Cook's heirs cash in on the white man's heritage

Click to follow
The Independent Online
Captain Cook has just stepped ashore from a long-boat attended by his crew. A group of Aborigines appears suddenly from the bushes and threatens the white men with spears. On the slope above, a young woman downs her umpteenth whisky cocktail. When Cook's men fire muskets into the air to warn off the blacks, the woman shouts: "Yeah - shoot 'em!"

I am in Cooktown, the furthest it is possible to reach before the roads drift off into the Never Never of far north Queensland, or FNQ as the locals call it. Here, in June 1770, Captain James Cook beached his barque, the Endeavour, after it struck coral on the Great Barrier Reef. And here on the same spot, every year since 1960, the locals re-enact Cook's landing in meticulous detail.

There is something quintessentially Australian about Cooktown and the Endeavour Festival, as it is known. It is not the Australia of the big cities to the south, labouring under the late 20th century blights of pollution, crime, unemployment and breakneck change. It is an Australia of the not-so-distant past, a place where time had largely stood still but which is now being encroached upon by, and coming to grips with, the outside world.
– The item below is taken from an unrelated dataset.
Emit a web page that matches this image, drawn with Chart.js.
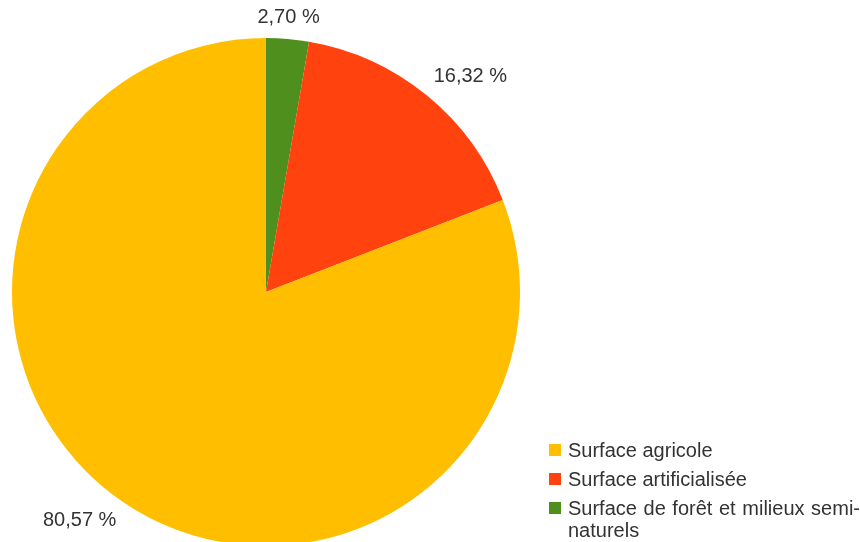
<!DOCTYPE html>
<html>
<head>
<meta charset="utf-8">
<script src="https://cdn.jsdelivr.net/npm/chart.js@4/dist/chart.umd.min.js"></script>
<style>
  html, body { margin: 0; padding: 0; background: #fff; overflow: hidden; }
  #wrap { position: absolute; left: 0; top: 0; width: 860px; height: 560px; }
  #legend { position: absolute; left: 549px; top: 439px; width: 311px;
    font-family: "Liberation Sans", Arial, sans-serif; font-size: 20px; color: #333; }
  .item { position: relative; padding-left: 19px; line-height: 22px; margin-bottom: 7px; text-align: justify; }
  .box { position: absolute; left: 0; top: 5px; width: 12px; height: 12px; }
</style>
</head>
<body>
<div id="wrap"><canvas id="c"></canvas></div>
<div id="legend"></div>
<script>
const labels = ['Surface agricole', 'Surface artificialisée', 'Surface de forêt et milieux semi-naturels'];
const values = [80.57, 16.32, 2.70];
const colors = ['#FFBF00', '#FF420E', '#4E8F1D'];

// the original runs counter-clockwise from 12 o'clock, so feed the slices reversed
const pieValues = values.slice().reverse();
const pieColors = colors.slice().reverse();
const pieLabels = labels.slice().reverse();

const fmt = v => v.toFixed(2).replace('.', ',') + ' %';

const outsideLabels = {
  id: 'outsideLabels',
  afterDatasetsDraw(chart) {
    const ctx = chart.ctx;
    const meta = chart.getDatasetMeta(0);
    ctx.save();
    ctx.font = '20px "Liberation Sans", Arial, sans-serif';
    ctx.fillStyle = '#333';
    meta.data.forEach((arc, i) => {
      const mid = (arc.startAngle + arc.endAngle) / 2;
      const r = arc.outerRadius + 11;
      const cx = Math.cos(mid), cy = Math.sin(mid);
      const x = arc.x + cx * r, y = arc.y + cy * r;
      ctx.textAlign = cx > 0.15 ? 'left' : (cx < -0.15 ? 'right' : 'center');
      ctx.textBaseline = cy < -0.15 ? 'bottom' : (cy > 0.15 ? 'top' : 'middle');
      ctx.fillText(fmt(pieValues[i]), x, y);
    });
    ctx.restore();
  }
};

new Chart(document.getElementById('c'), {
  type: 'pie',
  data: {
    labels: pieLabels,
    datasets: [{ data: pieValues, backgroundColor: pieColors, borderWidth: 0 }]
  },
  options: {
    responsive: true,
    maintainAspectRatio: false,
    animation: false,
    layout: { padding: { left: 12, right: 340, top: 38, bottom: 14 } },
    plugins: { legend: { display: false }, tooltip: { enabled: false } }
  },
  plugins: [outsideLabels]
});

const leg = document.getElementById('legend');
labels.forEach((l, i) => {
  const d = document.createElement('div');
  d.className = 'item';
  d.innerHTML = `<span class="box" style="background:${colors[i]}"></span>${l}`;
  leg.appendChild(d);
});
</script>
</body>
</html>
When Cook and his party landed on the Endeavour River, where Cooktown now stands, they had spent six weeks discovering and charting the east coast of Australia. They spent another six weeks on the river's shores, from June to August 1770, repairing the Endeavour, making contact with the Aborigines and venturing inland to take plant samples. Theirs was the first known white settlement in Australia, pre-dating the arrival of British convicts at Botany Bay by eight years.

"Whatever Australians do about getting rid of the monarchy, they must not get rid of the Union Jack in the corner of their flag," a visiting British woman told me in Cooktown. "Because all those pioneers who forged through the rainforests, built the railways and explored the Outback did it under the British flag." I did not want to disillusion her, but I suspect that they did it from two basic motives: survival and greed.

It was greed that built Cooktown in the first place. The town was established in 1873 as a base for the rush that erupted after gold was found on the nearby Palmer River. The gold rush was the beginning of the end for the local Aborigines, who unsuccessfully tried to fight what they saw as an invasion of their traditional lands. In its gold rush heyday, Cooktown had 63 pubs, 40 brothels and 30,000 people.

Today the population has dwindled to 1,450. Greed of a different kind made the Queensland state government bulldoze a coastal road through the World Heritage-listed Cape Tribulation rainforest during the 1980s to make Cooktown more accessible to tourists. The road is an environmental disaster. But, in the interests of seeing what made the little town the flashpoint for Australia's green protest movement, I set out for the four-hour trip.

I paused on the way at the Lions Den Hotel, whose timber beams, corrugated iron walls and its clientele appeared unchanged since it was built in 1878. "There'll be a lot of drinking in Cooktown this weekend," an old-timer told me. "Look out for the drunks on the road."

Cooktown is a place where the Wild West meets the tropics. The town's charming old buildings nestle under rainforest which falls down to a shore undisturbed since Cook landed 226 years ago. Revellers packed the pub and streets well into Saturday night.

By Sunday morning, there was not a drunk or a XXXX can in sight. Visitors gathered soberly on the foreshore for the Cook re-enactment, culminating in the unfurling of the Union Jack. The 18th century costumes, lovingly researched, looked very other-worldly in this setting. The local Aborigines stayed away.

"Can you blame them?" asked Vince O'Flaherty, the festival's organiser. "I've tried to get them more involved. Until two years ago, it was called the Discovery Festival. They weren't happy about that. They were here for 40,000 years." What would Cook have thought of it all? Cooktown honoured him with an elegant stone column in 1887, a Captain Cook Museum opened in 1970 and a bronze statue erected in 1988. So why, when Australia is seriously debating republicanism and trying to right past wrongs to Aborigines, does this pocket of Cook "overkill" flourish?

In Australia's endless search for that elusive concept, national identity, I suspect it is because something about Cook has become rooted in the national psyche: his courage, individualism, resilience and humanitarianism. And that is why we shall probably go on seeing the Union Jack raised once a year at Cooktown, long after Australia becomes a republic.